Yaşamları boyunca iş hayatında iki dil bilmenin fark yaratacağını öğrenmiş gençler, gerçekle karşı karşıya kaldıklarında ...
İlle de İkinci Yabancı Dil
İki dil bilmenin iş bulmada çok önemli olduğuna inanan yüzlerce aileden birinin çocuğuydu. “Acaba ileride dil öğrenmek tarihe mi karışacak? Tarihe karışmasa bile ‘iyi bir birey’ olabilmek için başka neler önemli acaba?” diye sorgulamamıştı ailesi hiç. Bütün hayatı ailesinin ikinci yabancı dil öğrenmesinin ne kadar da önemli olduğu üzerine olan konuşmalarını dinlemekle geçti. Bir de tabii ikinci dilin ne olacağına karar verme meselesi vardı. Almanca mı, İspanyolca mı, Fransızca mı? Uzun tartışmalar ve araştırmaların sonunda Alman ekolünden gelen babası galip gelmişti, ikinci dil Almanca olacaktı.
Ailesi dünyanın parasını vererek Almanca’yı gayet güzel öğreten bir özel okula verdiler. Liseden sonra yine özel bir üniversitede lisans eğitimini tamamladı. Üniversite eğitimi boyunca ara verdiği Almanca’yı unutmaması için yüksek lisansını Almanya’da yapmaya karar verdi.
Yine yüklüce para verilip Almanya’da yapılan yüksek lisans da tamamlanıp yurda dönüş yapınca konunun asıl can alıcı kısmına geldi; iş bulmak. En zor olan buydu. Bunca yıl aldığı eğitimi, geçen yılları, uğraşılarını düşününce kendisine önerilen paralar oldukça komikti. Kendi beklediği ücreti ise ne yazık ki yeni mezun adaya önermiyorlardı. Bildiği iki lisanı da arayan iş ilanlarına başvurdu, çağrıldı, ama olmadı. Bir hayli zaman geçti, iş aradı, sıkıldı. Etraftakilerin “Eee okul bitti, şimdi ne yapıyorsun” sorularından yılmıştı.
Bir yerden başlamak gerek diye düşündü ve pek de sevmediği bir işe başladı. Girdiği işte Almanca istenmiyordu zaten. “Çalışıyorum ama gözüm hep ilanlarda, daha iyisini arıyorum. Bir de tabii annemle babamın sadece akademik kariyer ve yabancı dil üzerine yarattığı ben ne kadar doğru bir model diye sorguluyorum” dedi. En çok da son cümlesi dokundu.
Yetkinlikler Nerede?
Hikayenin kahramanı kendisiyle benzer kaderi paylaşan bu ülkedeki yüzlerce gençten biri. “Artık ikinci dili bilmeyene iş yok” “Tek başına İngilizce bilmenin hiçbir anlamı yok” diye büyütülen, kendisine hiçbir zaman “Kendini ana dilinde çok iyi ifade edebilmen önemli” “Hayatın içinde dik durabilmen, cesaret ve empati gösterebilmen önemli” denmemiş, etkili iletişim kurabilme, zor durumlarla başa çıkabilme, problem çözebilme yetkinlikleri geliştirilmeye çalışılmamış nice gençten biri.

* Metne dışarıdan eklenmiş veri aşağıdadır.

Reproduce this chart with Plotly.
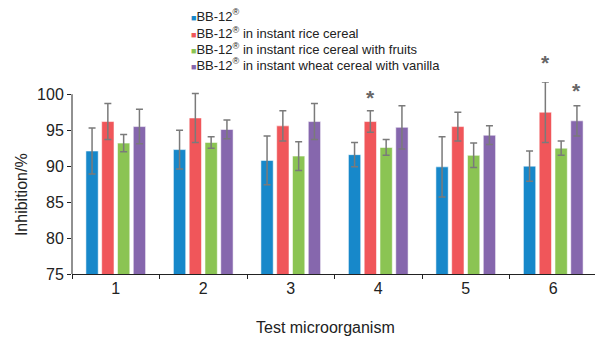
import plotly.graph_objects as go

categories = ["1", "2", "3", "4", "5", "6"]
series_names = [
    "BB-12<sup>®</sup>",
    "BB-12<sup>®</sup> in instant rice cereal",
    "BB-12<sup>®</sup> in instant rice cereal with fruits",
    "BB-12<sup>®</sup> in instant wheat cereal with vanilla",
]
bb12 = [92.1, 92.3, 90.8, 91.6, 89.9, 90.0]
bb12_err = [3.2, 2.7, 3.4, 1.7, 4.2, 2.1]
rice = [96.2, 96.7, 95.6, 96.2, 95.5, 97.5]
rice_err = [2.5, 3.4, 2.1, 1.5, 2.0, 4.2]
fruits = [93.2, 93.3, 91.4, 92.6, 91.5, 92.5]
fruits_err = [1.2, 0.8, 2.0, 1.1, 1.7, 1.0]
vanilla = [95.5, 95.1, 96.2, 95.4, 94.3, 96.3]
vanilla_err = [2.4, 1.3, 2.5, 3.0, 1.3, 2.1]
y_ticks = [75, 80, 85, 90, 95, 100]
# significance markers: (category index, series index, y position)
stars = [(3, 1, 99.6), (5, 1, 104.35), (5, 3, 100.55)]

colors = ["#1788CA", "#F0565A", "#8BC453", "#8667AD"]
values = [bb12, rice, fruits, vanilla]
errors = [bb12_err, rice_err, fruits_err, vanilla_err]

# the page body adds an 8px offset; the figure is sized to fill the rest
OFF = 8
W, H = 603 - OFF, 337 - OFF
Y_RANGE = [75, 101.7]

legend_ids = ["legend", "legend2", "legend3", "legend4"]
legend_rows = [15.7, 33.0, 49.0, 64.5]  # row centres in the window

fig = go.Figure()
for name, vals, errs, col in zip(series_names, values, errors, colors):
    fig.add_trace(go.Bar(
        x=categories, y=vals, name=name, showlegend=False,
        marker=dict(color=col, line=dict(color="rgba(255,255,255,0.55)", width=1)),
        error_y=dict(type="data", array=errs, visible=True, color="#7a7a7a",
                     thickness=1.5, width=3.5),
    ))
for name, col, lid in zip(series_names, colors, legend_ids):
    fig.add_trace(go.Scatter(
        x=[None], y=[None], mode="markers", legend=lid,
        name=f"<span style='color:{col};font-size:9px'>■</span>{name}",
        marker=dict(symbol="square", size=1, color="rgba(0,0,0,0)"),
    ))

bargap = 0.278
slot = (1 - bargap) / 4
for ci, si, yv in stars:
    xpos = ci + (si - 1.5) * slot
    fig.add_annotation(x=xpos, y=(yv - Y_RANGE[0]) / (Y_RANGE[1] - Y_RANGE[0]),
                       xref="x", yref="paper", text="<b>*</b>",
                       showarrow=False, font=dict(size=21, color="#666666"),
                       yanchor="middle")

fig.add_shape(type="line", xref="paper", yref="y", x0=0, x1=0, y0=75, y1=100,
              line=dict(color="#222", width=1))

plot_top = 81.76 - OFF
plot_h = 274 - 81.76
fig.add_annotation(text="Test microorganism", xref="paper", yref="paper",
                   x=(325 - 72) / 525, y=-(328 - 274) / plot_h, showarrow=False,
                   xanchor="center", yanchor="middle",
                   font=dict(size=16, color="#222"))
fig.add_annotation(text="Inhibition/%", xref="paper", yref="paper",
                   x=-(72 - 21) / 525, y=(274 - 195) / plot_h, showarrow=False,
                   textangle=-90, xanchor="center", yanchor="middle",
                   font=dict(size=16, color="#222"))

legend_common = dict(xref="container", yref="container", xanchor="left",
                     yanchor="middle", font=dict(size=13, color="#222"),
                     bgcolor="rgba(0,0,0,0)", itemwidth=30, borderwidth=0)
legends = {}
for lid, row in zip(legend_ids, legend_rows):
    legends[lid] = dict(legend_common, x=(151 - OFF) / W, y=1 - (row - OFF) / H)

fig.update_layout(
    width=W, height=H,
    margin=dict(l=72 - OFF, r=6, t=plot_top, b=337 - 274, autoexpand=False),
    plot_bgcolor="white", paper_bgcolor="white",
    barmode="group", bargap=bargap, bargroupgap=0.22,
    font=dict(family="Liberation Sans, Arial, sans-serif", color="#222"),
    xaxis=dict(type="category", showline=True, linecolor="#222", linewidth=1,
               ticks="outside", tickson="boundaries", ticklen=4, tickcolor="#222",
               tickfont=dict(size=16), showgrid=False, zeroline=False,
               range=[-0.5, 5.5]),
    yaxis=dict(range=Y_RANGE, tickvals=y_ticks, showline=False,
               ticks="outside", ticklen=4, tickcolor="#222", tickfont=dict(size=16),
               showgrid=False, zeroline=False),
    **legends,
)

fig.write_html("out.html")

Okul hayatı boyunca sadece akademik olarak derslerin önemsendiği, becerilerin yer aldığı karnenin sol tarafının gözü kapalı “çok iyi” diye doldurulup dikkate alınmadığı bir eğitim sistemi de tuz biber ekiyor olayın üstüne.
Neredeyse 30 yaşına kadar parası cebine ailesi tarafından konulmuş, sadece okulları bitirip dil öğrenmenin başarı için yeterli olduğuna inandırılmış genç bir insanı şirket içindeki gelişim programlarıyla ıslah etmeye çalış dur.
Yaşamları boyunca ikinci dil bilmenin fark yaratacağını öğrenmiş gençler, gerçekle karşı karşıya kaldıklarında çok ciddi sıkıntılar yaşıyor.
Bu arada ikinci dil öğrenmeye karşı falan değilim. İkinci dil öğrenip, bu vesileyle beklentisi doğrultusunda iş bulan ve başarılı olan kişiler de var. Karşı olduğum ve yanlış olduğuna inandığım, iş hayatındaki başarının, veya iyi bir iş bulmanın tamamıyla ikinci yabancı dil bilmek üzerine oturtulması.
En az ikinci yabancı dile verdikleri önem kadar, çocuklarının yetkinliklerini, beden ve ruh sağlıklarını geliştirmeye de önem veren ailelere selam olsun.